My husband has had a very rocky relationship with his parents, especially his mother. He suffered a lot of abuse growing up, because of his mother’s unbalanced mental state and his father’s alcoholism. Until our son is old enough to decide for himself (and defend himself) I can not allow him to visit unsupervised with his grandparents. Most of the time, we can’t allow him to visit them, even with his father, because of all the fighting that goes on in that household. Of course, this has led to many arguements and we’ve been threatened with a lawsuit on several occasions. Thank God, this has never happened but I still get very nervous. I’m not really afraid that the courts would force us to allow visitation (although there is that possibility), it’s more the financial and emotional costs that such a trial would bring.
On the other hand, my parents and I share the responsibility of raising my sister’s daughter. My parent’s have guardianship of my niece, but I’m sure that my sister could overturn it at anytime. Currently, my sister is on the outs with my parents, and we are worried that she might use her daughter against us. It would kill us to lose contact with Kayla, and I’m sure my sister knows that and would use it to her advantage. Basically, my parent’s would have to play by my sister’s rules or not get to see the child they have raised since birth (she’s five now). I think in this case the Grandparents should have rights.

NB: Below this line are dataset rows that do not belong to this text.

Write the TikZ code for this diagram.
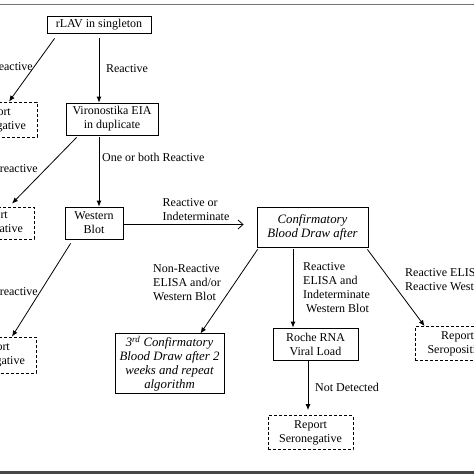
\documentclass[tikz,border=0pt]{standalone}
\usepackage{fontspec}
\setmainfont{Liberation Serif}
\usetikzlibrary{arrows.meta}

\begin{document}
\begin{tikzpicture}[x=1pt,y=1pt,
  font=\fontsize{12}{14}\selectfont,
  box/.style={draw, line width=0.8pt, align=center, inner sep=2pt, minimum height=32pt},
  ibox/.style={box, font=\fontsize{12.8}{14}\selectfont\itshape},
  dbox/.style={box, dash pattern=on 3pt off 2pt, minimum width=85pt, minimum height=34pt},
  arr/.style={line width=0.8pt, -{Latex[length=6pt,width=5pt]}},
  lbl/.style={align=left, inner sep=0pt}
]
% The frame
\useasboundingbox (0,0) rectangle (474,-474);
\clip (0,0) rectangle (474,-474);
\draw[black!55, line width=1.5pt] (0,-4.5) -- (474,-4.5);
\fill[black!72] (0,-470.5) rectangle (474,-474);

% The boxes
\node[box, minimum width=104pt, minimum height=17pt] (rlav) at (99,-24.5) {rLAV in singleton};
\node[box, minimum width=92pt] (viro) at (112,-119) {Vironostika EIA\\in duplicate};
\node[box, minimum width=58pt] (wb) at (94,-223) {Western\\Blot};
\node[ibox, minimum width=111pt, minimum height=40pt] (conf) at (312.5,-227) {Confirmatory\\Blood Draw after};
\node[ibox, minimum width=109pt, minimum height=59pt] (third) at (169.5,-363.5) {3\textsuperscript{rd} Confirmatory\\Blood Draw after 2\\weeks and repeat\\algorithm};
\node[box, minimum width=85pt] (roche) at (315.5,-344) {Roche RNA\\Viral Load};
\node[dbox, minimum height=35pt] (rep1) at (-5.5,-119.5) {Report\\Seronegative};
\node[dbox, minimum height=32pt] (rep2) at (-8.5,-223) {Report\\Seronegative};
\node[dbox, minimum height=36pt] (rep3) at (-6.5,-355) {Report\\Seronegative};
\node[dbox] (repneg) at (310.5,-432.5) {Report\\Seronegative};
\node[dbox] (reppos) at (457.5,-343.5) {Report\\Seropositive};

% The arrows
\draw[arr] ([xshift=8pt,yshift=-5pt]rlav.south west) -- ([xshift=14.5pt]rep1.north);
\draw[arr] ([yshift=-5pt]rlav.south) -- (rlav.south |- viro.north);
\draw[arr] ([xshift=11pt,yshift=-2pt]viro.south west) -- ([xshift=20.5pt,yshift=3pt]rep2.north);
\draw[arr] ([yshift=-2pt]rlav.south |- viro.south) -- (rlav.south |- wb.north);
\draw[line width=0.8pt, -{Straight Barb[length=5pt,width=9pt]}] ([yshift=-1.5pt]wb.east) -- ([xshift=-13pt,yshift=-1.5pt]wb.east -| conf.west);
\draw[arr] ([xshift=6pt,yshift=-4pt]wb.south west) -- ([xshift=18.5pt]rep3.north);
\draw[arr] ([xshift=1pt,yshift=-2pt]conf.south west) -- ([xshift=31pt]third.north);
\draw[arr] ([xshift=-19.5pt,yshift=-2pt]conf.south) -- ([xshift=-19.5pt]conf.south |- roche.north);
\draw[arr] ([xshift=-7.5pt]roche.south) -- ([xshift=-7.5pt,yshift=5pt]roche.south |- repneg.north);
\draw[arr] ([xshift=-1pt,yshift=-2pt]conf.south east) -- ([xshift=10pt]reppos.north west);

% The labels
\node[lbl, anchor=east] (nr1) at (33,-67) {Non-Reactive};
\node[lbl] (r1) at (127,-69) {Reactive};
\node[lbl, anchor=east] (nr2) at (38,-169) {Non-reactive};
\node[lbl, anchor=west] (both) at (102,-157) {One or both Reactive};
\node[lbl] (rind) at (196,-210) {Reactive or\\Indeterminate};
\node[lbl] (nrel) at (187,-283) {Non-Reactive\\ELISA and/or\\Western Blot};
\node[lbl, anchor=east] (nr3) at (38,-292) {Non-reactive};
\node[lbl, anchor=west] (rel) at (303,-288) {Reactive\\ELISA and\\Indeterminate\\\ Western Blot};
\node[lbl, anchor=west] (nd) at (315,-387) {Not Detected};
\node[lbl, anchor=west] (rpos) at (405,-280) {Reactive ELISA\\Reactive Western Blot};
\end{tikzpicture}
\end{document}
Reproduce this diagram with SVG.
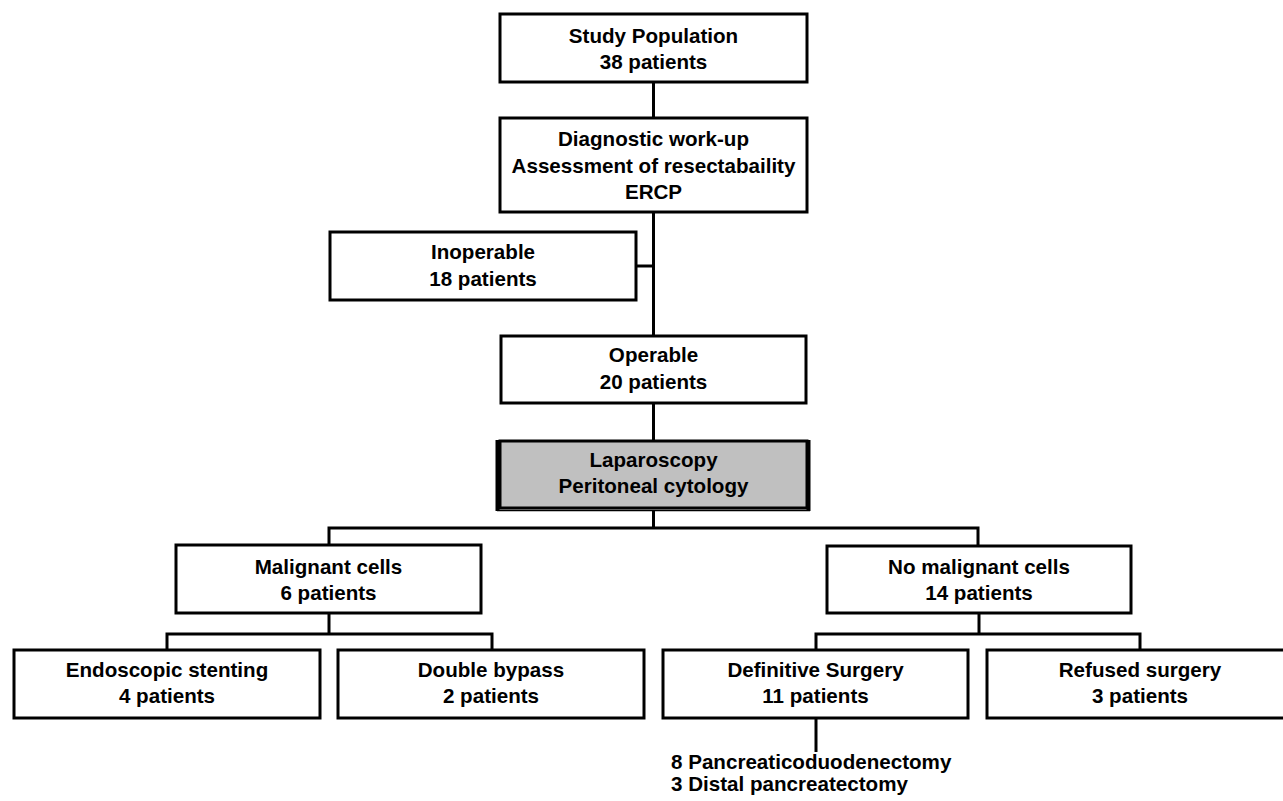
<svg xmlns="http://www.w3.org/2000/svg" width="1283" height="801" viewBox="0 0 1283 801">
<style>
.box{fill:#fff;stroke:#000;stroke-width:3}
.gray{fill:#c0c0c0;stroke:#000;stroke-width:3}
.t{font-family:"Liberation Sans",Arial,sans-serif;font-weight:bold;font-size:20.6px;fill:#000;text-anchor:middle}
.ts{font-family:"Liberation Sans",Arial,sans-serif;font-weight:bold;font-size:20.6px;fill:#000;text-anchor:start}
.c{fill:none;stroke:#000;stroke-width:3}
</style>
<rect width="1283" height="801" fill="#fff"/>
<g id="connectors">
<path class="c" d="M653.5,82 V118"/>
<path class="c" d="M653.5,212 V336"/>
<path class="c" d="M636,266 H653.5"/>
<path class="c" d="M653.5,403 V440"/>
<path class="c" d="M653.5,510 V528"/>
<path class="c" d="M329,545 V528 H978 V546"/>
<path class="c" d="M329,613 V634"/>
<path class="c" d="M167,650 V634 H492 V650"/>
<path class="c" d="M979,613 V634"/>
<path class="c" d="M816,650 V634 H1140 V650"/>
<path class="c" d="M816,718 V752"/>
</g>
<g id="study">
<rect class="box" x="500" y="14" width="307" height="68"/>
<text class="t" x="653.5" y="43">Study Population</text>
<text class="t" x="653.5" y="69">38 patients</text>
</g>
<g id="diagnostic">
<rect class="box" x="500" y="118" width="307" height="94"/>
<text class="t" x="653.5" y="146">Diagnostic work-up</text>
<text class="t" x="653.5" y="172.5">Assessment of resectabaility</text>
<text class="t" x="653.5" y="199">ERCP</text>
</g>
<g id="inoperable">
<rect class="box" x="330" y="232" width="306" height="68"/>
<text class="t" x="483" y="259">Inoperable</text>
<text class="t" x="483" y="286">18 patients</text>
</g>
<g id="operable">
<rect class="box" x="501" y="336" width="305" height="67"/>
<text class="t" x="653.5" y="362">Operable</text>
<text class="t" x="653.5" y="389">20 patients</text>
</g>
<g id="laparoscopy">
<rect class="gray" x="500" y="441" width="307" height="67"/>
<path d="M497.5,440 V511 M808.5,440 V511" stroke="#000" stroke-width="4"/>
<path d="M497,510.5 H810" stroke="#000" stroke-width="1.5"/>
<text class="t" x="653.5" y="467">Laparoscopy</text>
<text class="t" x="653.5" y="493">Peritoneal cytology</text>
</g>
<g id="malignant">
<rect class="box" x="176" y="545" width="305" height="68"/>
<text class="t" x="328.5" y="574">Malignant cells</text>
<text class="t" x="328.5" y="600">6 patients</text>
</g>
<g id="nomalignant">
<rect class="box" x="827" y="546" width="304" height="67"/>
<text class="t" x="979" y="574">No malignant cells</text>
<text class="t" x="979" y="600">14 patients</text>
</g>
<g id="endoscopic">
<rect class="box" x="14" y="650" width="306" height="68"/>
<text class="t" x="167" y="677">Endoscopic stenting</text>
<text class="t" x="167" y="703">4 patients</text>
</g>
<g id="bypass">
<rect class="box" x="338" y="650" width="306" height="68"/>
<text class="t" x="491" y="677">Double bypass</text>
<text class="t" x="491" y="703">2 patients</text>
</g>
<g id="definitive">
<rect class="box" x="663" y="650" width="305" height="68"/>
<text class="t" x="815.5" y="677">Definitive Surgery</text>
<text class="t" x="815.5" y="703">11 patients</text>
</g>
<g id="refused">
<rect class="box" x="987" y="650" width="306" height="68"/>
<text class="t" x="1140" y="677">Refused surgery</text>
<text class="t" x="1140" y="703">3 patients</text>
</g>
<g id="procedures">
<text class="ts" x="671" y="769">8 Pancreaticoduodenectomy</text>
<text class="ts" x="671" y="791">3 Distal pancreatectomy</text>
</g>
</svg>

I don’t know, this is such a messy issue. I guess it all boils down to what is in the child’s best interest.
In my jurisdiction, at least, this is precisely what it boils down to. We have a statute specifically allowing grandparents to petition for visitation of grandchildren, unless the children have been adopted in a non-family adoption. But the court may only grant such a petition if the judge finds the visitation to be in the best interests of the child. At least here, that is the rationale for allowing grandparental visitation in the first place – not as acknowledgement of the voting power of senior citizens, but as acknowledgement that it is generally in a child’s best interests to have the love and support of his or her grandparents, if the grandparents are willing and able to give it.
That said, I don’t think it’s a great law, either. I think parents should decide who their children see, not the courts. But in situations such as tatertot’s, I don’t think it would be hard to demonstrate that visitation is not in the child’s best interests.
Parents should be able to decide with whom their children spend their time. I can foresee a situation arising in my husband’s family that would cause us to keep the kids away from his parents. They’re jerks and I don’t like them anyway. It would suit me just fine if they had it out again and he decided to leave them alone for another year or so. I would never make a decision like that on my own - he would have to do it, they’re his parents.
But I definitely don’t want the courst telling me that my kids will see Mamaw and Papaw, or else. That smacks of great big old government, butting its ugly head into my family life. There’s enough of that already.
Jodi, no disrespect intended here, but if you really think the legislators of the great state of Montana actually sat down and passed a law regarding grandparental visitation rights solely because they thought it would be of value to kids, and without thinking of how it would play with senior citizens, I think you have a naive view of politics.
I’m not as naive as all that, Doug, but nor am I as jaded as you, apparently. I’m well aware that constituency influences virtually every decision made in politics, but I don’t believe constituecy was the sole rationale for these sorts of laws, as it might appear from your earlier post. As to this law specifically (or Montana’s version of it), the legislative history indicates that the “best interest of the child” was the stated reason for introducing the bill. Of course, I recognize that no bill sponsor would say “I’m sponsoring this because I live in fear of the AARP,” but at some point we have to credit legislators with passing laws for the reasons given, and not for some other, unspoken reason.